Jonga Olivieri disse...

Grande iniciativa. Falar de linguagem do cinema e sua gramática numa época em que o clipfilm está invadindo as telas e os diretores estão esquecendo os mais elementares processos de filmagem.
Veja bem: não que não possam mudar, muito pelo contrário, mas evoluir... o que é completamente diferente.

André Setaro disse...

Veja os 'trailers' contemporâneos todos iguais, pontuados pelo 'clip', pela imagem que se anuncia e apaga, de uma mediocridade ululante. Os 'trailers' atuais são todos iguais, e insuportáveis de ver. Agora mesmo, revendo 'Anatomia de um crime', do grande Otto Preminger, vi o seu 'trailer' original que é de uma originalidade impressionante. É um filme de tribunal, embora, a rigor, transcenda a isso. O 'trailer' mostra o tribunal com todo o elenco do filme (James Stewart, Lee Remick, Ben Gazarra, Arthur O'Connell, George C. Scott, etc) a prestar juramento a Preminger, com aquele negócio de, mãos na bíblia, 'jura dizer toda a verdade nada mais do que a verdade?' Genial!

Anônimo disse...

ótima iniciativa!

André Setaro disse...

Obrigado caro Janot,

Estou sempre a lhe ver no Telecine Cult e sempre aprendo com seus brilhantes comentários sobre os filmes selecionados, a exemplo da mostra Kieslowski, Chaplin, entre tantas. Você, com o poder sintético que tem, diz o essencial de cada cineasta, apontando-lhes as características, etc.
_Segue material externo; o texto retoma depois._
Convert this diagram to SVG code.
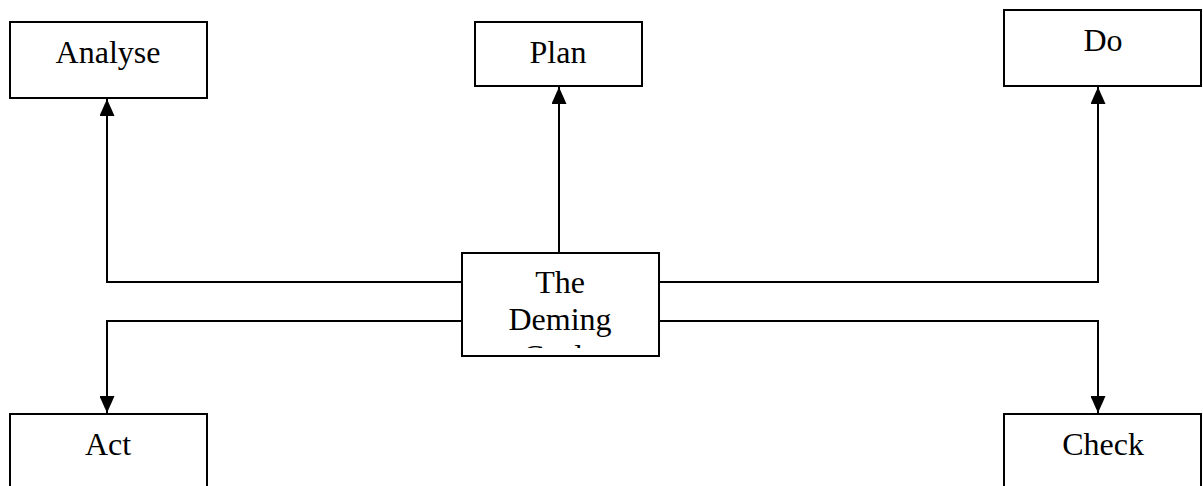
<svg xmlns="http://www.w3.org/2000/svg" width="1203" height="486" viewBox="0 0 1203 486">
<style>
.box{fill:#fff;stroke:#000;stroke-width:2}
.lbl{font-family:"Liberation Serif","Times New Roman",serif;font-size:32px;fill:#000;text-anchor:middle}
.con{fill:none;stroke:#000;stroke-width:2}
</style>
<defs>
<marker id="ah" viewBox="0 0 17 15" refX="17" refY="7.5" markerWidth="17" markerHeight="15" markerUnits="userSpaceOnUse" orient="auto">
<path d="M0,0 L17,7.5 L0,15 Z" fill="#000"/>
</marker>
<clipPath id="cclip"><rect x="462" y="253" width="197" height="95"/></clipPath>
</defs>
<g id="connectors">
<path class="con" d="M462,282 H107 V99" marker-end="url(#ah)"/>
<path class="con" d="M559,253 V87" marker-end="url(#ah)"/>
<path class="con" d="M659,282 H1098 V87" marker-end="url(#ah)"/>
<path class="con" d="M462,321 H107 V413" marker-end="url(#ah)"/>
<path class="con" d="M659,321 H1098 V413" marker-end="url(#ah)"/>
</g>
<g id="analyse"><rect class="box" x="10" y="22" width="197" height="76"/><text class="lbl" x="108" y="63">Analyse</text></g>
<g id="plan"><rect class="box" x="475" y="22" width="167" height="64"/><text class="lbl" x="558" y="63">Plan</text></g>
<g id="do"><rect class="box" x="1004" y="10" width="197" height="76"/><text class="lbl" x="1103" y="51">Do</text></g>
<g id="center"><rect class="box" x="462" y="253" width="197" height="103"/>
<g clip-path="url(#cclip)"><text class="lbl" x="560" y="293">The</text><text class="lbl" x="560" y="330">Deming</text><text class="lbl" x="560" y="367">Cycle</text></g></g>
<g id="act"><rect class="box" x="10" y="414" width="197" height="80"/><text class="lbl" x="108" y="455">Act</text></g>
<g id="check"><rect class="box" x="1004" y="414" width="197" height="80"/><text class="lbl" x="1103" y="455">Check</text></g>
</svg>
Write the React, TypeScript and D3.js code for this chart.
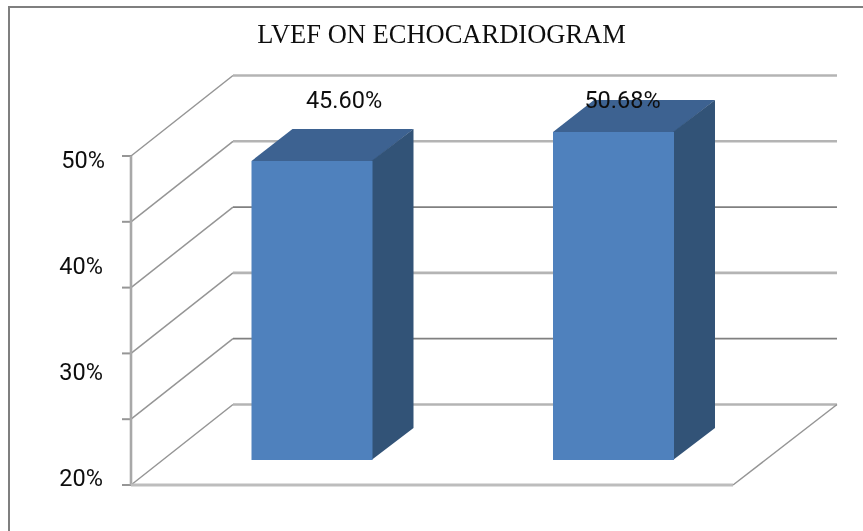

Por outro lado, sempre acompanhei suas críticas no site Críticos.Com. Você é um crítico que vai na substância do filme enquanto obra audiovisual sem os rodeios e a necessidade de introjetar uma intelectualização desnecessária e pernóstica, muitas vezes a ferir a língua pátria e confundir o leitor, tirando deste o prazer da leitura. Ao contrário: a leitura dos textos de Marcelo Janot, sobre ser uma leitura prazerosa, é uma oportunidade de se conhecer mais o filme que aborda.

Anônimo disse...

André, fico lisonjeado com suas palavras, ainda mais vindas de um profundo conhecedor da sétima arte. Quando diz "sem os rodeios e a necessidade de introjetar uma intelectualização desnecessária e pernóstica", você tocou no ponto certo do que procuro evitar.